## Exercise instructions
Set down, exactly as written, the lines from the top of the data to the line that holds "const yLabel = 'Temperatura (dias)';", and omit the pictures.

## Data
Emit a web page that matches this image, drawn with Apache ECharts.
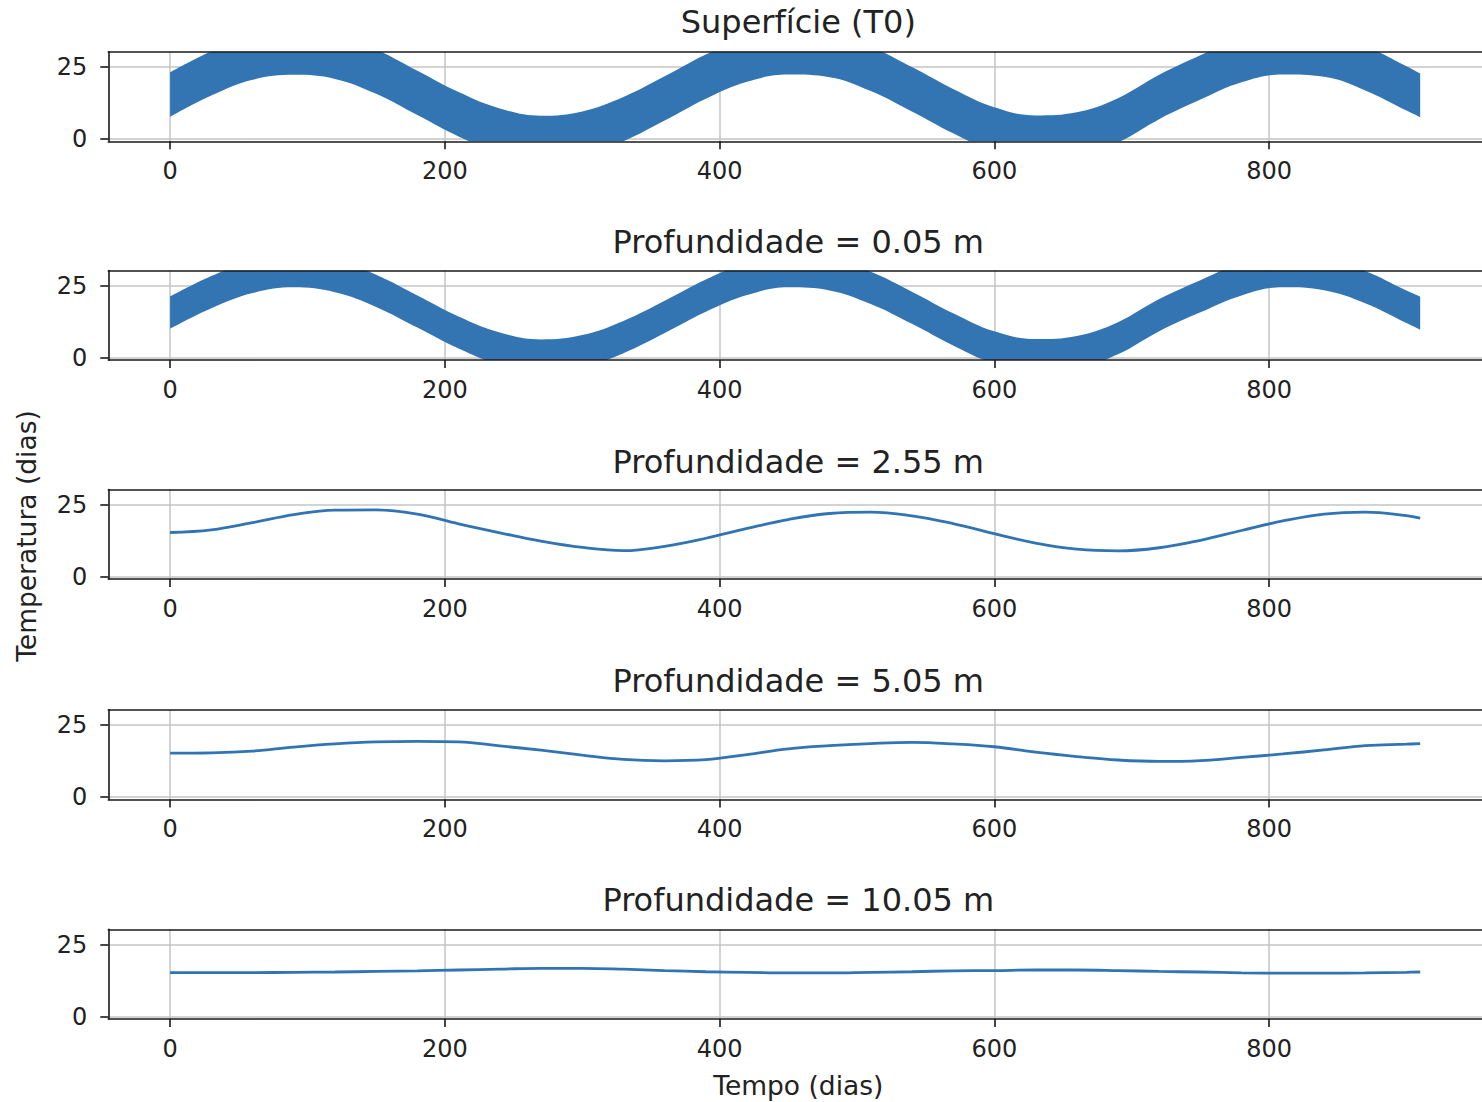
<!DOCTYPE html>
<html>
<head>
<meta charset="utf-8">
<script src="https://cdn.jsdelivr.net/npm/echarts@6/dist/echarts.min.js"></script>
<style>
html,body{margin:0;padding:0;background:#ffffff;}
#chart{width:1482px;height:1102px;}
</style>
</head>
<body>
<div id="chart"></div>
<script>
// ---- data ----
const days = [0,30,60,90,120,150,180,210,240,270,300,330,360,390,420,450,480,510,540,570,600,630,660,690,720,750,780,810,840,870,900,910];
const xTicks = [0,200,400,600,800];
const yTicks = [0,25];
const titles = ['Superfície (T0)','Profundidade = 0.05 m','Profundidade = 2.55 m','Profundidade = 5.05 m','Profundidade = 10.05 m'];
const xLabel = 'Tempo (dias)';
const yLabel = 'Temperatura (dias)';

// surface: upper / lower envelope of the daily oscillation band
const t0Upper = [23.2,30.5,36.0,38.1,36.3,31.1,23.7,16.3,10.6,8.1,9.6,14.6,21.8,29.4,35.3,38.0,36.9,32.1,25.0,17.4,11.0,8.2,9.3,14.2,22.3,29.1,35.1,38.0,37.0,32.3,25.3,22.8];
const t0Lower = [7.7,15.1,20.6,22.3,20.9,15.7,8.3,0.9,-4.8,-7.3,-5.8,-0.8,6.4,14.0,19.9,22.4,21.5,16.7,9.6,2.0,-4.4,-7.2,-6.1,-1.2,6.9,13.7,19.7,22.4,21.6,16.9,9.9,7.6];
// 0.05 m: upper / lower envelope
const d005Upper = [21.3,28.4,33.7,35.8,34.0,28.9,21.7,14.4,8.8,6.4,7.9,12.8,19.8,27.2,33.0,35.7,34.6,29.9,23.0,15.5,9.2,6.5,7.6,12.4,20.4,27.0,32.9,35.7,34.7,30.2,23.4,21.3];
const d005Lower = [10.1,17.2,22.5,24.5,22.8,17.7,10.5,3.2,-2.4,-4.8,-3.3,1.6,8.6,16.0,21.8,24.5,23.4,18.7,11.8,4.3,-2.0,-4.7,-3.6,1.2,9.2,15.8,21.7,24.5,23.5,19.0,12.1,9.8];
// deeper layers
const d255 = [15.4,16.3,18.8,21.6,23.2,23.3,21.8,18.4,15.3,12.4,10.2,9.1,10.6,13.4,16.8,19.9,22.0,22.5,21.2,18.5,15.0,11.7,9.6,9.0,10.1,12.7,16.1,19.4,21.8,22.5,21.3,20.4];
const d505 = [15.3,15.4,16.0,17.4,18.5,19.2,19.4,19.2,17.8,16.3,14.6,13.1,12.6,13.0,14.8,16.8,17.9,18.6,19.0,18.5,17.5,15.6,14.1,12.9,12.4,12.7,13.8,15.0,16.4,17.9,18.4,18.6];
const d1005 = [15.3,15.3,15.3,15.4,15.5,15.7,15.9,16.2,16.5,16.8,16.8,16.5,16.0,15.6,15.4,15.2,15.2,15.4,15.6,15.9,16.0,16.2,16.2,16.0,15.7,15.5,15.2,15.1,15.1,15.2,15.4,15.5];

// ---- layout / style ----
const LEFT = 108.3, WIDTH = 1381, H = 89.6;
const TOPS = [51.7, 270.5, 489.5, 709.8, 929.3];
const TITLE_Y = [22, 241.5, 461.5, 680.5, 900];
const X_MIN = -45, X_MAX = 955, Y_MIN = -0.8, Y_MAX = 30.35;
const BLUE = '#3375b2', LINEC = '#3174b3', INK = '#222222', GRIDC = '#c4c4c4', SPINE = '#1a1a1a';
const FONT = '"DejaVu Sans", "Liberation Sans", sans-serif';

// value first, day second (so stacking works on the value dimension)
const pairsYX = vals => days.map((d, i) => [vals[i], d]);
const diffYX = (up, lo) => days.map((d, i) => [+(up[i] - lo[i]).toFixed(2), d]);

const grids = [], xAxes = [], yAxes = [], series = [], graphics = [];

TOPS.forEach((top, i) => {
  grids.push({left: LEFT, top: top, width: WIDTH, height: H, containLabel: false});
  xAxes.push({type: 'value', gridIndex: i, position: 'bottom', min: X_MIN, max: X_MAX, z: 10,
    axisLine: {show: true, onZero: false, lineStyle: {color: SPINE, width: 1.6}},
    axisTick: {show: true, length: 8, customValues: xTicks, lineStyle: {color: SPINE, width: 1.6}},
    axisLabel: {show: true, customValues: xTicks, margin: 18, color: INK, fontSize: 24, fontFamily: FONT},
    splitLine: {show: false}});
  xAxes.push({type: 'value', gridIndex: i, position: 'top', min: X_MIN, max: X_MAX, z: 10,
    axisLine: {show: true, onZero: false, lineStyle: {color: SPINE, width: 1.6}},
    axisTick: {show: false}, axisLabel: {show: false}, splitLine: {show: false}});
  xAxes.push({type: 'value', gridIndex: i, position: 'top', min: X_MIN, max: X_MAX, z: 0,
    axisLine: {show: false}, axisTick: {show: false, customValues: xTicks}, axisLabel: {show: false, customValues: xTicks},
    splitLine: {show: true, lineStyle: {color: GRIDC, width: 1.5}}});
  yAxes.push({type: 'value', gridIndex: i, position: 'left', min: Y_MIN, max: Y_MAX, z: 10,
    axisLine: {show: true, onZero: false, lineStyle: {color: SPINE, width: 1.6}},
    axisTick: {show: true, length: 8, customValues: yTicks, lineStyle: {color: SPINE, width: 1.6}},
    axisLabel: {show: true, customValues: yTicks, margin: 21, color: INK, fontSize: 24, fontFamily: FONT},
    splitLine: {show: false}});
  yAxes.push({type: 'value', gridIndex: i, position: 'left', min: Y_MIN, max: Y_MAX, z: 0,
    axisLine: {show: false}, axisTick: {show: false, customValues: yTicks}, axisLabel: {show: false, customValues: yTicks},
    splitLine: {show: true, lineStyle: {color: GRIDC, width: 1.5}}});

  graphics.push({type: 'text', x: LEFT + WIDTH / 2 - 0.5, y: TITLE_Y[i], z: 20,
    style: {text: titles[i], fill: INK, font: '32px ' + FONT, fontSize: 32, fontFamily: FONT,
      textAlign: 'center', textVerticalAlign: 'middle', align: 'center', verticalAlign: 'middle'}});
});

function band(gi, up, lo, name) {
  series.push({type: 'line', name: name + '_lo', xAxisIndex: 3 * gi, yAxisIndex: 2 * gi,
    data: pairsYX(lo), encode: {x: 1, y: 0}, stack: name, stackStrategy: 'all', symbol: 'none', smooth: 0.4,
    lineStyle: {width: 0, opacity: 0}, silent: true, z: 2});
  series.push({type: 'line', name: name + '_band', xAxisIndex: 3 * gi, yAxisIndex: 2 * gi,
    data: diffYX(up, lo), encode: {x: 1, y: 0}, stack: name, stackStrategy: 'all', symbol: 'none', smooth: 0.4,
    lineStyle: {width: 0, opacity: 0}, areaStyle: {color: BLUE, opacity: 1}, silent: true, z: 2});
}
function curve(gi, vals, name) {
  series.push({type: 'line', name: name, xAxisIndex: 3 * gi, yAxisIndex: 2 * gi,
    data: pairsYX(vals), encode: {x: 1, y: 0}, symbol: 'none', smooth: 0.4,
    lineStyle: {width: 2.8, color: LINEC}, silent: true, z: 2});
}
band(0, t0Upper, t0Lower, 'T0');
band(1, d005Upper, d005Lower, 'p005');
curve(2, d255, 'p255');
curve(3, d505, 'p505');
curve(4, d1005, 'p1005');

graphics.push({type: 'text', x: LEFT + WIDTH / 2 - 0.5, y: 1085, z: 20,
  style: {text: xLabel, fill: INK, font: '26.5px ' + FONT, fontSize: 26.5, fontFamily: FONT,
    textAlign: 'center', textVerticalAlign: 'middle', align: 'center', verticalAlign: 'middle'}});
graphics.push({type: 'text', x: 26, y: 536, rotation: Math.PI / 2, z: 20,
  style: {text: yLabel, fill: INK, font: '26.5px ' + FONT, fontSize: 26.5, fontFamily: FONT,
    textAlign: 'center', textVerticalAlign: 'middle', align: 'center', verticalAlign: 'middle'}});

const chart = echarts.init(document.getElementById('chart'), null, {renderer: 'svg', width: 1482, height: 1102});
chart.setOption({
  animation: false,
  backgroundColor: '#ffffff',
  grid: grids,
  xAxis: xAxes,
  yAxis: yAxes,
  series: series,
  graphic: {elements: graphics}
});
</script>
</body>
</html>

## Solution below
Emit a web page that matches this image, drawn with Apache ECharts.
<!DOCTYPE html>
<html>
<head>
<meta charset="utf-8">
<script src="https://cdn.jsdelivr.net/npm/echarts@6/dist/echarts.min.js"></script>
<style>
html,body{margin:0;padding:0;background:#ffffff;}
#chart{width:1482px;height:1102px;}
</style>
</head>
<body>
<div id="chart"></div>
<script>
// ---- data ----
const days = [0,30,60,90,120,150,180,210,240,270,300,330,360,390,420,450,480,510,540,570,600,630,660,690,720,750,780,810,840,870,900,910];
const xTicks = [0,200,400,600,800];
const yTicks = [0,25];
const titles = ['Superfície (T0)','Profundidade = 0.05 m','Profundidade = 2.55 m','Profundidade = 5.05 m','Profundidade = 10.05 m'];
const xLabel = 'Tempo (dias)';
const yLabel = 'Temperatura (dias)';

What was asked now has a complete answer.